4. The Company Becomes All About You

Your ego tells you that the company can’t exist without you. Not only does the business’ brand become you, but it prevents building a loyal team. As a result, you can never retain employees and the cost of replacing them is crippling the company. When the business is about you, it also reduces its long-term value. Instead: Actually “care” about who works for you. Get to know what drives them and how you can help meet their goals inside the company. Realize the value of any business is its team members.

5. It’s Always You vs. Them

Your ego drives the mentality that people are either completely loyal to you and agree with everything you say or they are against you. There is no in between and as a result, employees are afraid to disagree. You shut down any critical feedback. Instead: Realize the best results come from collaborative efforts inside and outside the company.

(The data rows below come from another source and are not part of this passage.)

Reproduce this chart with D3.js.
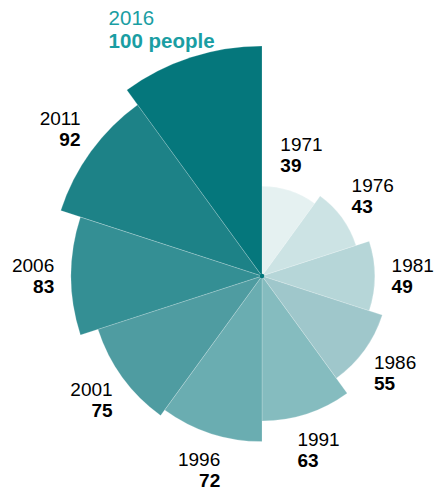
<!DOCTYPE html>
<html>
<head>
<meta charset="utf-8">
<script src="https://cdn.jsdelivr.net/npm/d3@7"></script>
<style>
    body { margin: 0; background: #fff; }
    svg { display: block; }
    text { font-family: Arial, "Liberation Sans", sans-serif; }
</style>
</head>
<body>
<svg id="chart" width="437" height="493"></svg>
<script>

//census years, clockwise from 12 o'clock
var years = ['1971', '1976', '1981', '1986', '1991', '1996', '2001', '2006', '2011', '2016'];
//people per census
var counts = [39, 43, 49, 55, 63, 72, 75, 83, 92, 100];
//unit shown on the last label
var unit = 'people';

//fill colours, light to dark
var palette = ['#e5f1f1', '#cce3e4', '#b6d6d8', '#9fc7cb', '#85bcbf',
               '#6aadb1', '#4f9ca1', '#348f94', '#1d8287', '#05777c'];

var svg = d3.select('#chart'),
    cx = 262,
    cy = 276,
    maxRadius = 230,
    g = svg.append('g').attr('transform', 'translate(' + cx + ',' + cy + ')');

var data = years.map(function (y, i) {
    return { year: y, count: counts[i] };
});

//radius grows with value
var r = d3.scaleLinear()
    .domain([0, d3.max(counts)])
    .range([0, maxRadius]);

//each year gets an equal slice
var angle = d3.scaleBand()
    .domain(years)
    .range([0, 2 * Math.PI]);

var colour = d3.scaleOrdinal()
    .domain(years)
    .range(palette);

var arc = d3.arc()
    .innerRadius(0)
    .outerRadius(function (d) { return r(d.count); })
    .startAngle(function (d) { return angle(d.year); })
    .endAngle(function (d) { return angle(d.year) + angle.bandwidth(); });

g.selectAll('path')
    .data(data)
    .enter().append('path')
    .attr('d', arc)
    .attr('fill', function (d) { return colour(d.year); })
    .attr('stroke', '#fff')
    .attr('stroke-opacity', 0.5)
    .attr('stroke-width', 0.4);

//little dot in the middle
g.append('circle')
    .attr('r', 2.3)
    .attr('fill', '#05777c');

//labels
var last = data.length - 1;
data.forEach(function (d, i) {
    var mid = angle(d.year) + angle.bandwidth() / 2;
    var highlight = (i === last);
    var anchor = (highlight || mid < Math.PI) ? 'start' : 'end';
    var size = highlight ? 20.5 : 19;

    var lab = g.append('g')
        .attr('fill', highlight ? '#1a9ea3' : '#000')
        .attr('text-anchor', anchor)
        .style('font-size', size + 'px');

    lab.append('text')
        .attr('y', 0)
        .text(d.year);

    lab.append('text')
        .attr('y', highlight ? 23 : 21)
        .attr('font-weight', 'bold')
        .text(highlight ? d.count + ' ' + unit : d.count);

    //centre of the label sits out past the slice edge,
    //the big headline one leans back a little
    var box = lab.node().getBBox();
    var dist = r(d.count) + 38;
    var a = highlight ? mid - angle.bandwidth() / 9 : mid;
    var tx = Math.sin(a) * dist,
        ty = -Math.cos(a) * dist;
    var ox = tx - (box.x + box.width / 2),
        oy = ty - (box.y + box.height / 2);
    //keep it inside the picture
    var top = oy + box.y + cy;
    if (top < 6) { oy += 6 - top; }
    lab.attr('transform', 'translate(' + ox + ',' + oy + ')');
});

</script>
</body>
</html>
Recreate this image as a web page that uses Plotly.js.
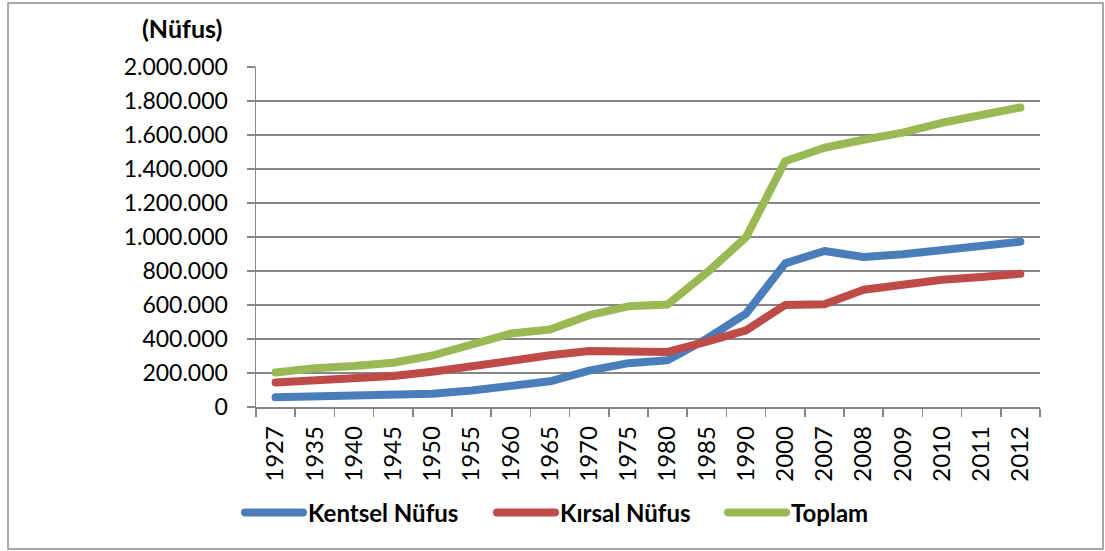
<!DOCTYPE html>
<html>
<head>
<meta charset="utf-8">
<script src="https://cdn.plot.ly/plotly-3.0.1.min.js"></script>
<style>
html,body{margin:0;padding:0;background:#fff;}
#chart{width:1105px;height:551px;}
#chart path.js-line, #chart .legendlines path{stroke-linecap:round;stroke-linejoin:round;}
</style>
</head>
<body>
<div id="chart"></div>
<script>
const years = ['1927','1935','1940','1945','1950','1955','1960','1965','1970','1975','1980','1985','1990','2000','2007','2008','2009','2010','2011','2012'];
const kentsel = [57000,60000,65000,68000,78000,97000,124000,151000,214000,258000,275000,402000,549000,845000,918000,882000,898000,926000,951000,972000];
const kirsal  = [144000,158000,166000,182000,207000,240000,276000,304000,329000,330000,324000,385000,451000,600000,604000,690000,722000,749000,765000,784000];
const toplam  = [203000,228000,241000,260000,303000,364000,432000,456000,540000,592000,603000,790000,998000,1446000,1525000,1572000,1614000,1672000,1716000,1762000];
const seriesNames = ['Kentsel Nüfus','Kırsal Nüfus','Toplam'];
const yTitle = '(Nüfus)';

const colors = ['#4A7EBB','#BE4B48','#98B954'];
const fontFam = 'Lato, "DejaVu Sans", sans-serif';
const gridCol = '#868686';

const traces = [kentsel, kirsal, toplam].map((vals, i) => ({
  type: 'scatter', mode: 'lines', x: years, y: vals, name: seriesNames[i],
  line: {color: colors[i], width: 8},
  legend: i === 0 ? 'legend' : 'legend' + (i + 1)
}));

const W = 1105, H = 551, L = 256, R = 65, T = 67, B = 144;
const pw = W - L - R, ph = H - T - B;
function px(x){ return (x - L) / pw; }
function py(y){ return (H - B - y) / ph; }

const legBase = {orientation: 'h', xanchor: 'left', yanchor: 'middle', y: py(513),
  font: {family: fontFam, size: 24, color: '#000', weight: 'bold'},
  itemwidth: 58, bgcolor: 'rgba(0,0,0,0)', borderwidth: 0};

const layout = {
  width: W, height: H,
  margin: {l: L, r: R, t: T, b: B},
  paper_bgcolor: '#fff', plot_bgcolor: '#fff',
  separators: ',.',
  showlegend: true,
  font: {family: fontFam, color: '#000'},
  xaxis: {
    type: 'category', range: [-0.5, years.length - 0.5],
    showgrid: false, showline: true, linecolor: gridCol, linewidth: 1.5,
    ticks: 'outside', tickson: 'boundaries', ticklen: 8, tickcolor: gridCol, tickwidth: 1.5,
    ticklabelstandoff: 8,
    tickangle: -90, tickfont: {family: fontFam, size: 24, color: '#000'}, zeroline: false
  },
  yaxis: {
    range: [0, 2000000], dtick: 200000, tick0: 0, tickformat: ',d',
    showgrid: true, gridcolor: gridCol, gridwidth: 1.5,
    showline: true, linecolor: gridCol, linewidth: 1.5, zeroline: false,
    ticks: 'outside', ticklen: 8, tickcolor: gridCol, tickwidth: 1.5,
    ticklabelstandoff: 14,
    tickfont: {family: fontFam, size: 23, color: '#000'}
  },
  legend: Object.assign({}, legBase, {x: px(240)}),
  legend2: Object.assign({}, legBase, {x: px(492)}),
  legend3: Object.assign({}, legBase, {x: px(723)}),
  annotations: [{
    text: '<b>' + yTitle + '</b>', xref: 'paper', yref: 'paper', x: px(182), y: py(28),
    xanchor: 'center', yanchor: 'middle', showarrow: false,
    font: {family: fontFam, size: 25, color: '#000'}
  }],
  shapes: [{type: 'rect', xref: 'paper', yref: 'paper', x0: px(8), x1: px(1103), y0: py(549), y1: py(3),
    line: {color: '#8c8c8c', width: 1.5}, layer: 'below'}]
};

Plotly.newPlot('chart', traces, layout, {displayModeBar: false, staticPlot: true});
</script>
</body>
</html>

6. You Never Check the Numbers

You think that you know it all in your head and that the financial numbers will just reinforce what you already understand (so you don’t review them). As a result, you make assumptions that are not true and can lead the company in the wrong direction. Instead: Review the financial statements every month and act on real reported data!

7. You Practice Blamestorming

Your ego always tells you that no matter what happens, it is never your fault. You always go looking for someone else to blame which feels like vindication. As result, you never take the responsibility to what happens like a true leader should. Instead: Don’t spend a lot of time in the blaming process, but find out why things happened and how to prevent them from happening again.

Is your oversized ego crippling your business?